Global mining company Rio Tinto says it is severing its ties with Russia, throwing into doubt an aluminium joint venture between it and Rusal, which was founded by oligarch Oleg Deripaska.
In a one-line statement, Rio Tinto said it was “in the process of terminating all commercial relationships it has with any Russian business”.
Rio is reviewing its joint venture with Rusal in Queensland Alumina Ltd (QAL) which runs an alumina refinery in Gladstone.
Thursday’s decision creates a fuel supply problem for Rio’s Oyu Tolgoi project in Mongolia, which relies on Russian diesel.
It comes as more western businesses turn their backs on Russia after the invasion of Ukraine, with Coca-Cola, Pepsi and other big brands joining the rush for the exit in the past 24 hours, amid sanctions that have laid waste to large sections of the Russian economy.
QAL is 80% owned by Rio and 20% by Rusal, where Deripaska continues to hold a stake through their London-listed parent company, EN+ Group.

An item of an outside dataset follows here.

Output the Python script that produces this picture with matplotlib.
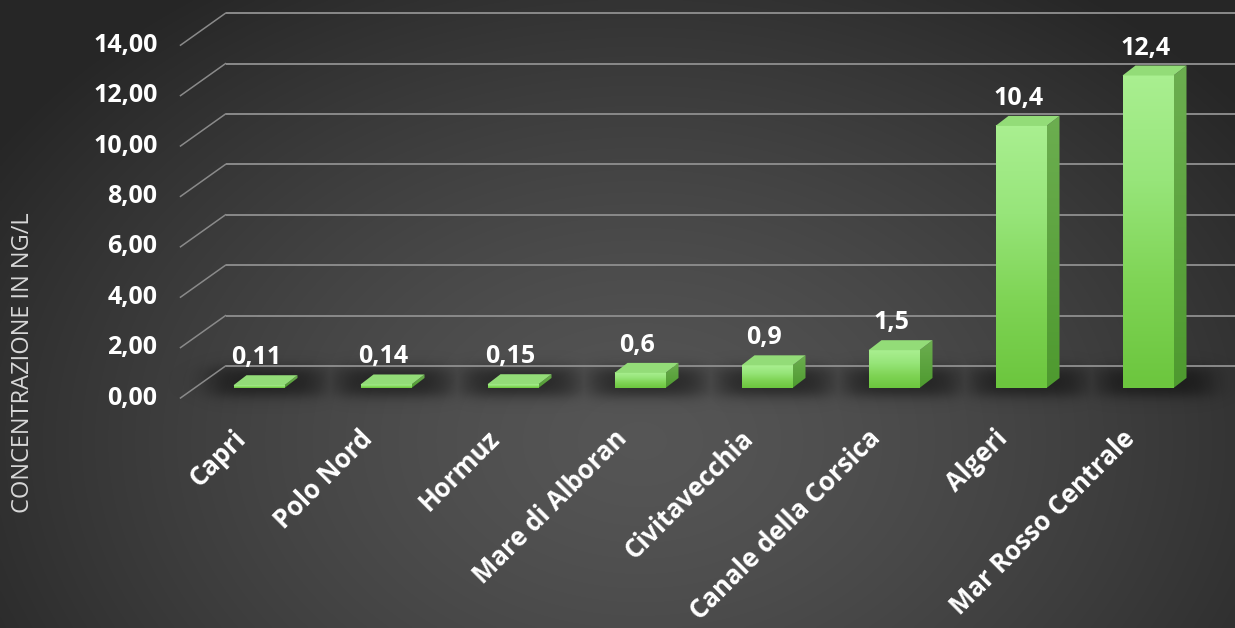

Deripaska and EN+ were among the oligarchs and companies sanctioned in 2018 by the US government over issues including the invasion of Crimea in 2014.
Activist investors, the Australasian Centre for Corporate Responsibility (ACCR), welcomed the decision by Rio and another Australian company, engineering group Worley, to pull out of Russia.
“We look forward to seeing more detail about the implications for Rio Tinto’s Queensland Alumina joint venture,” ACCR’s director of climate and environment, Dan Gocher, said.
“Following Russia’s invasion of Ukraine, all Australian companies should sever relationships with companies owned or part-owned by oligarchs aligned with Russian president Vladimir Putin.
“Rio Tinto and Worley should be commended for taking appropriate action.”
In a statement to the Australian stock exchange, Worley said it had “begun the safe withdrawal of its services provided in and into Russia and will not enter into new contracts”.
The decision will not have a material impact on Worley’s global business, the company said.